— Start Source data —

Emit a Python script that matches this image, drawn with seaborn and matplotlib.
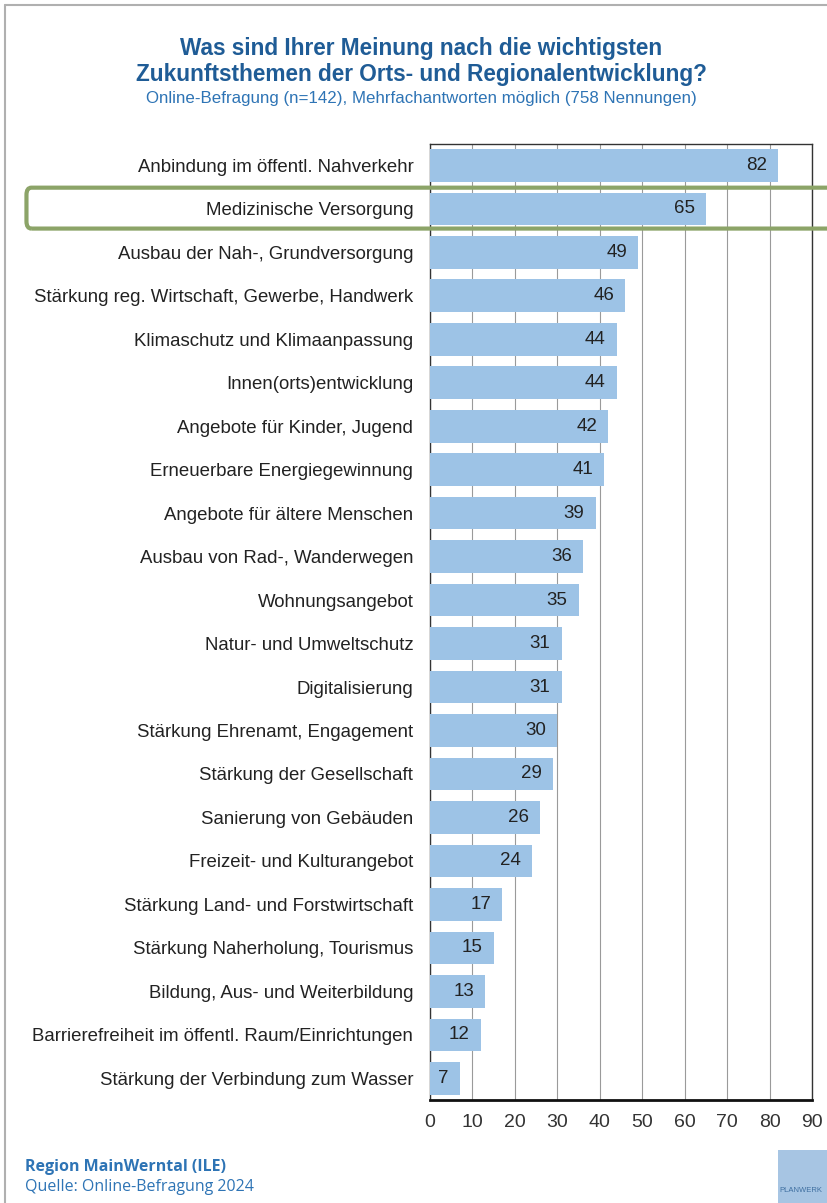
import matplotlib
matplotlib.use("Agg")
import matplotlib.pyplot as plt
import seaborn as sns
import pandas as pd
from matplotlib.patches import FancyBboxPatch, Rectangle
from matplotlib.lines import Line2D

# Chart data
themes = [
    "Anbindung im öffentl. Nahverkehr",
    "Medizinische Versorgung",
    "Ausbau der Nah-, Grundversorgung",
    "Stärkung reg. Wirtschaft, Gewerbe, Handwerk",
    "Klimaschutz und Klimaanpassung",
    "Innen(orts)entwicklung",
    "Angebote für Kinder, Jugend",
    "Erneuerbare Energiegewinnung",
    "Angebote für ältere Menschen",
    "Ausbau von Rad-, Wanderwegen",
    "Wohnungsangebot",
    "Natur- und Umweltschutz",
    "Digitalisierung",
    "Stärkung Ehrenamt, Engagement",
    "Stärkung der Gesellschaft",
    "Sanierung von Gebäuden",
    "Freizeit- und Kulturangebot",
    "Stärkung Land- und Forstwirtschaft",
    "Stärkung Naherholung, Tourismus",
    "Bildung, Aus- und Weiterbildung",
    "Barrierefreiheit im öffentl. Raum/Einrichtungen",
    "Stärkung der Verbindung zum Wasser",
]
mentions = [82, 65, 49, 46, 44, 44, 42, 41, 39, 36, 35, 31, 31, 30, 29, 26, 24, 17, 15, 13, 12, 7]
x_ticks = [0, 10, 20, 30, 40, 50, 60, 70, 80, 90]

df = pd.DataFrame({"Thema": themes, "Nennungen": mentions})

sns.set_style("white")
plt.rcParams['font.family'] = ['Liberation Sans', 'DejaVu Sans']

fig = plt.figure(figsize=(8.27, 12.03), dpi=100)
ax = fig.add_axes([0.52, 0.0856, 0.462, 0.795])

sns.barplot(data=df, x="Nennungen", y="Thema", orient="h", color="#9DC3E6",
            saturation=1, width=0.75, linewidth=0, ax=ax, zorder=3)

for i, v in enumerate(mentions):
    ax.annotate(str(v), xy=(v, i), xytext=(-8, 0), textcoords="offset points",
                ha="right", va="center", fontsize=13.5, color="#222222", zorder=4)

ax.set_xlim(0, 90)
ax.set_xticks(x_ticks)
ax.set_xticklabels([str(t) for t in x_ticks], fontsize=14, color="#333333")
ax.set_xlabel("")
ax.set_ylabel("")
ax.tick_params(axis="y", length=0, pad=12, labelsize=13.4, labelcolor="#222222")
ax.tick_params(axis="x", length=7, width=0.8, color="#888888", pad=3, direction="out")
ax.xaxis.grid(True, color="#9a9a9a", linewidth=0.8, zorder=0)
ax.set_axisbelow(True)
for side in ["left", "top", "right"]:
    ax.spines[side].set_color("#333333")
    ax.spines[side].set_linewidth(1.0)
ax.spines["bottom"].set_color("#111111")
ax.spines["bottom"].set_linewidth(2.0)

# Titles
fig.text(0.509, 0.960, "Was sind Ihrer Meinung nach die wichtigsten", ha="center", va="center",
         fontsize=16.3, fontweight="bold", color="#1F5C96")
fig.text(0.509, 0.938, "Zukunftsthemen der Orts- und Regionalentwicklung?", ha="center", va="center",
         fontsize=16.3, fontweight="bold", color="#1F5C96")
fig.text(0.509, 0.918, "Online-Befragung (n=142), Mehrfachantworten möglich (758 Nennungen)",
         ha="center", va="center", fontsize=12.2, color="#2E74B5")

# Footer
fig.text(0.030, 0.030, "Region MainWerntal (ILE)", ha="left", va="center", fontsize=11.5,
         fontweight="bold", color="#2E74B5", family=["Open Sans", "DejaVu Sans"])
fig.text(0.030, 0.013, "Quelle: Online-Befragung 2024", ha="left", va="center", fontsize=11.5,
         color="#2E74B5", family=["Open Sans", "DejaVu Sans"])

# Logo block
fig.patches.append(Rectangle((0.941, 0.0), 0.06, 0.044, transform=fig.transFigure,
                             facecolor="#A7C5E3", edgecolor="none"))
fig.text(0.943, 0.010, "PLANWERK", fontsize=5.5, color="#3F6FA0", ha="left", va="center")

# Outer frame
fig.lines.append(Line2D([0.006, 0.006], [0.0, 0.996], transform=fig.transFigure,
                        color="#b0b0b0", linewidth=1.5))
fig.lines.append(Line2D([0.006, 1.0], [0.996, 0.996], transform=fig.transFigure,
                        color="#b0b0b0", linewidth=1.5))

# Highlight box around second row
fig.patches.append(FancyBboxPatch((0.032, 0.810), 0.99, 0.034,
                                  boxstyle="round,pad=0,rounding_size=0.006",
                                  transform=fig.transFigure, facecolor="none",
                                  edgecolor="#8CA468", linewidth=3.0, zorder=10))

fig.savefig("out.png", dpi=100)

— End Source data —

▶ Problem: Without any pictures, reproduce the lines from the first one in the material through the line that has "70, 80, 90]", exactly as they appear.

▶ Problem solution:
Emit a Python script that matches this image, drawn with seaborn and matplotlib.
import matplotlib
matplotlib.use("Agg")
import matplotlib.pyplot as plt
import seaborn as sns
import pandas as pd
from matplotlib.patches import FancyBboxPatch, Rectangle
from matplotlib.lines import Line2D

# Chart data
themes = [
    "Anbindung im öffentl. Nahverkehr",
    "Medizinische Versorgung",
    "Ausbau der Nah-, Grundversorgung",
    "Stärkung reg. Wirtschaft, Gewerbe, Handwerk",
    "Klimaschutz und Klimaanpassung",
    "Innen(orts)entwicklung",
    "Angebote für Kinder, Jugend",
    "Erneuerbare Energiegewinnung",
    "Angebote für ältere Menschen",
    "Ausbau von Rad-, Wanderwegen",
    "Wohnungsangebot",
    "Natur- und Umweltschutz",
    "Digitalisierung",
    "Stärkung Ehrenamt, Engagement",
    "Stärkung der Gesellschaft",
    "Sanierung von Gebäuden",
    "Freizeit- und Kulturangebot",
    "Stärkung Land- und Forstwirtschaft",
    "Stärkung Naherholung, Tourismus",
    "Bildung, Aus- und Weiterbildung",
    "Barrierefreiheit im öffentl. Raum/Einrichtungen",
    "Stärkung der Verbindung zum Wasser",
]
mentions = [82, 65, 49, 46, 44, 44, 42, 41, 39, 36, 35, 31, 31, 30, 29, 26, 24, 17, 15, 13, 12, 7]
x_ticks = [0, 10, 20, 30, 40, 50, 60, 70, 80, 90]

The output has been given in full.